Across the Atlantic, however, jobless rates stretch into the double digits. And every European country has taken its own approach to turn the situation around.
But only France is trying to legislate its unemployment rate down.
By law, every French business employing more than 20 people will have to have introduced a 35-hour workweek by Jan. 1, 2000, cutting the existing week by four hours with no loss of pay for employees. Smaller companies will have an extra two years to make the change.
The idea behind the law, centerpiece of Socialist Prime Minister Lionel Jospin's government program, is that the labor pie can be shared out among more people if it is cut into smaller pieces.
Government officials say the plan will create or save nearly half a million jobs between now and 2003, cutting into the 11.2 percent unemployment rate.
This approach is clearly out of sync with the more pragmatic and market-oriented policies that Socialist governments have adopted in other European countries, such as Britain and Germany.
Indeed in Germany, the trend is quite the opposite of that in France: As employers there scramble to stay competitive in world markets, workers are finding their workweeks being stretched with no corresponding pay increases.
French businessmen have complained bitterly about the law, saying that it will hit their profitability and deny them the money they need to invest in their companies for growth, which is the only job-creation scheme that works. They have not been won over by the $7.7 billion that the government will be handing out in subsidies for jobs that they create, mainly because much of that money will come from new taxes on business.
But implementing the law, in factory-by-factory or sector-by-sector negotiations, has in fact brought employers some benefits.
For a start, 75 percent of the deals reached so far have involved a wage freeze, or cuts in planned wage hikes. But more important, employers have often been able to impose flexible working hours as part of their agreements with trade unions, a goal they have long been denied by earlier labor legislation.
It's unclear how many jobs will actually be created by the scheme. The government is scaling back its original expectations because it has made a concession to business, and agreed to postpone heavy taxes on overtime work for another year. That means that many employers will simply ask their current staff to keep working 39 hours a week, rather than hire new staff.

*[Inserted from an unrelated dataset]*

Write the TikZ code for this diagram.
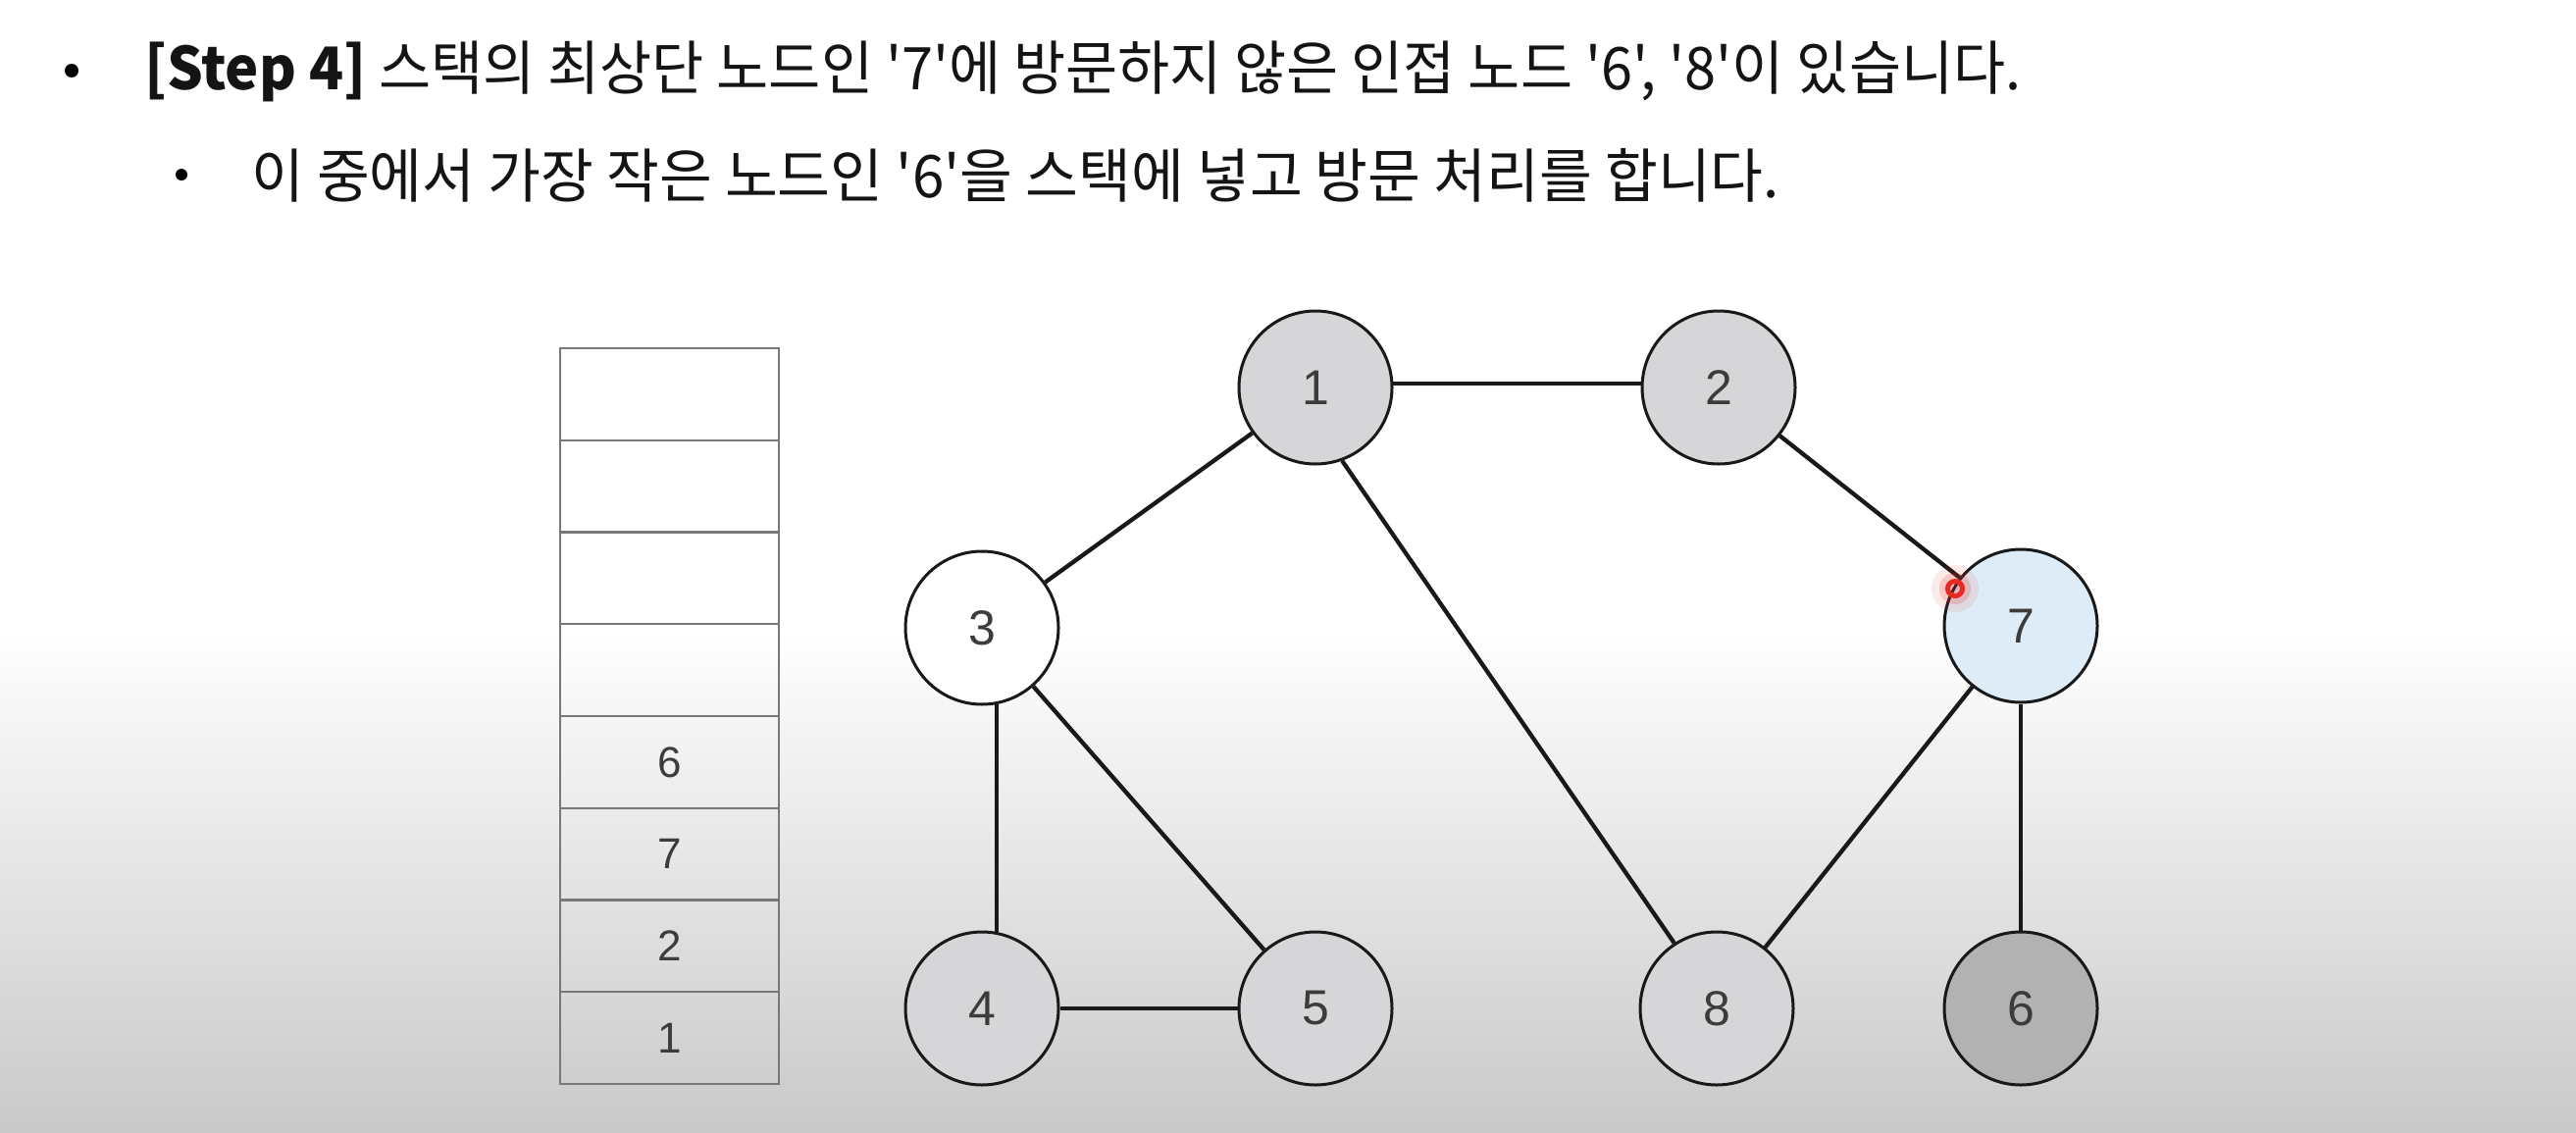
\documentclass[tikz,border=0pt]{standalone}
\usepackage{fontspec}
\newfontfamily\kr{Noto Sans CJK KR}
\newfontfamily\numfont{Liberation Sans}
\definecolor{bgbottom}{RGB}{201,201,201}
\definecolor{visited}{RGB}{214,214,217}
\definecolor{current}{RGB}{221,236,246}
\definecolor{pushed}{RGB}{178,178,178}
\definecolor{digit}{RGB}{60,60,60}
\definecolor{cellline}{RGB}{120,120,120}
\definecolor{edgecol}{RGB}{25,25,25}
\definecolor{pointer}{RGB}{232,40,36}
\tikzset{
  vtx/.style={circle,draw=edgecol,line width=3pt,minimum size=156pt,inner sep=0pt,
    font=\numfont\fontsize{50}{50}\selectfont,text=digit},
  edge/.style={draw=edgecol,line width=4.3pt},
  cell/.style={rectangle,draw=cellline,line width=2pt,minimum width=223pt,minimum height=93.75pt,
    inner sep=0pt,font=\numfont\fontsize{44}{44}\selectfont,text=digit},
  bullettxt/.style={anchor=west,inner sep=0pt,text=black!92},
}
\begin{document}
\begin{tikzpicture}[x=1pt,y=-1pt]
\useasboundingbox (0,0) rectangle (2626,1154);
\fill[white] (0,0) rectangle (2626,641);
\shade[top color=white,bottom color=bgbottom] (0,640) rectangle (2626,1154);

% heading text
\fill[black] (73,72) circle (7);
\node[bullettxt] (line1) at (147,73) {\scalebox{0.962}[1]{\kr\fontsize{60}{66}\selectfont\textbf{[Step 4]} 스택의 최상단 노드인 '7'에 방문하지 않은 인접 노드 '6', '8'이 있습니다.}};
\fill[black] (185,178) circle (6);
\node[bullettxt] (line2) at (256,179) {\scalebox{0.975}[1]{\kr\fontsize{60}{66}\selectfont 이 중에서 가장 작은 노드인 '6'을 스택에 넣고 방문 처리를 합니다.}};

% stack
\node[cell,fill=white] (s8) at (682.5,401.9) {};
\node[cell,fill=white] (s7) at (682.5,495.6) {};
\node[cell,fill=white] (s6) at (682.5,589.4) {};
\node[cell] (s5) at (682.5,683.1) {};
\node[cell] (s4) at (682.5,776.9) {6};
\node[cell] (s3) at (682.5,870.6) {7};
\node[cell] (s2) at (682.5,964.4) {2};
\node[cell] (s1) at (682.5,1058.1) {1};

% graph nodes
\node[vtx,fill=visited] (n1) at (1341,395) {1};
\node[vtx,fill=visited] (n2) at (1752,395) {2};
\node[vtx,fill=white] (n3) at (1001,640) {3};
\node[vtx,fill=current] (n7) at (2060,638) {7};
\node[vtx,fill=visited] (n4) at (1001,1028) {4};
\node[vtx,fill=visited] (n5) at (1341,1028) {5};
\node[vtx,fill=visited] (n8) at (1750,1028) {8};
\node[vtx,fill=pushed] (n6) at (2060,1028) {6};

% edges
\draw[edge] (n1.3) -- (n2.177);
\draw[edge] (n1) -- (n3);
\draw[edge] (n1.-70) -- (n8.123);
\draw[edge] (n2) -- (n7);
\draw[edge] (n3.-79) -- (n4.79);
\draw[edge] (n3) -- (n5);
\draw[edge] (n4) -- (n5);
\draw[edge] (n7) -- (n8);
\draw[edge] (n7) -- (n6);

% laser pointer
\coordinate (ptr) at (1993,600);
\fill[pointer,opacity=0.10] (ptr) circle (24);
\fill[pointer,opacity=0.18] (ptr) circle (16);
\draw[pointer,line width=5pt] (ptr) circle (7.5);
\end{tikzpicture}
\end{document}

Not surprisingly, 85 percent of the employees who have already moved to a 35-hour week say it is a good thing, according to a recent poll that found most of them happiest with the extra time it gave them for family life.
But for executives and other senior office staff, the new law seems likely to be honored more in the breach than in the observance. Already most of them work well over the standard 39-hour week. Just 10 percent put in normal hours according to the government's labor inspection unit, and only rarely are executives paid overtime or given compensatory time off.
Nor is there much the authorities can do about it. The CEO of Thomson-CSM, a high-tech arms manufacturer, was fined $14,000 in June for making his staff work after hours for no extra pay, but the case was a drop in the ocean.
Still, a growing number of French executives say they are tired of sacrificing their personal and family lives at the altar of the workplace, and are demanding a return to old fashioned time keeping. Many offices have installed time clocks even for the senior staff, who see them not as a tyranny but as liberation.
For beyond all the arguments about efficiency, modernization, and remaining competitive, the French persist in their obstinate belief that there are more important things in life than work.